Outcomes of interest in LLMs' metacognitive abilities included:
- Overall model accuracy
- Impact of Confidence
- Missing answer analysis
- Unknown analysis (a measure of LLMs' self-awareness), and
- Prompt engineering analysis. Current LLMs evaluated through this novel framework included both proprietary (OpenAI's GPT-4o-2024-05-13, GPT-3.5-turbo-0125) and open-weight models.
Study Findings
The study identified the association between model size and overall accuracy—larger models (e.g., Qwen2 72B; M = 64.3%) performed better than their smaller counterparts (e.g., Qwen2 7B; M = 43.9%). Similarly, more recent models released were observed to outperform their older counterparts substantially. GPT-4o-2024-05-13 (M = 73.3%) was found to be the most overall accurate LLM currently available.
Impact of confidence (1.0-5.0-point score; higher value indicates greater self-assessed confidence in answers) analysis revealed that most models consistently assumed that their answers were accurate with high confidence values (5). GPT-4o and Qwen2-72B were notable exceptions, showing variability in confidence that aligned with accuracy, a critical capability for clinical safety.

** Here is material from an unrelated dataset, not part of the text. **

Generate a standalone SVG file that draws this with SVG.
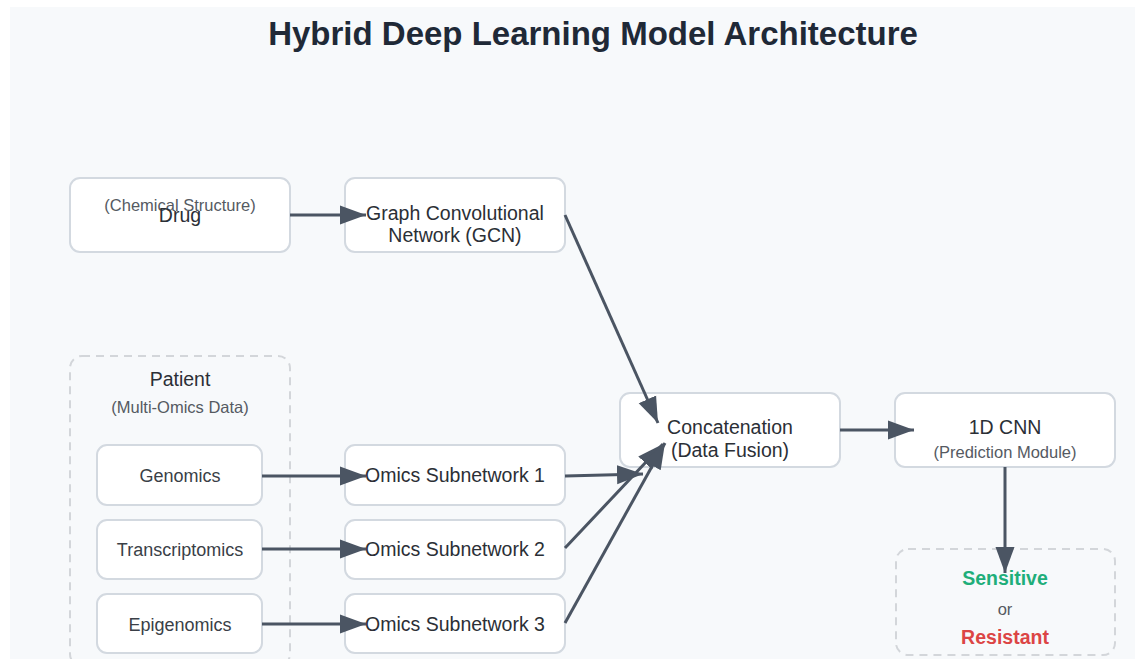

Missing answers (LLM choosing 'none of the above' as its answer to an MCQ) revealed that larger and more recent models performed best. Unknown analysis (LLMs identifying that they were unequipped to answer a specific question) produced the worst outcomes of all analyses – all but three models scored 0% accuracy in this evaluation. This pervasive inability to identify unanswerable questions underscores a fundamental gap in current LLM capabilities. GPT-4o-2024-05-13 was found to be the best-performing with a score of 3.7%.
Prompt engineering significantly improved outcomes, with tailored prompts enhancing confidence calibration, accuracy, and unknown recall. Explicitly informing models of potential pitfalls improved high-confidence accuracy and prompted self-awareness, though these gains were context-dependent.
Conclusions
The present study devised a novel evaluation metric (MetaMedQA) to assess popular LLMs' metacognitive abilities and self-awareness. Testing 12 proprietary and open-weight models revealed that, while most models have expert-level overall accuracy, they struggle with missing information or unknown analysis, highlighting their lack of self-awareness. Prompt engineering showed promise but remains an incomplete solution for addressing these challenges. Notably, OpenAI's GPT-4o-2024-05-13 consistently outperformed other currently popular models and presented the highest self-awareness.
These findings emphasize the gap between apparent expertise and actual self-assessment in LLMs, which poses significant risks in clinical contexts. Addressing this will require a focus on both improved benchmarks and fundamental enhancements in model architecture.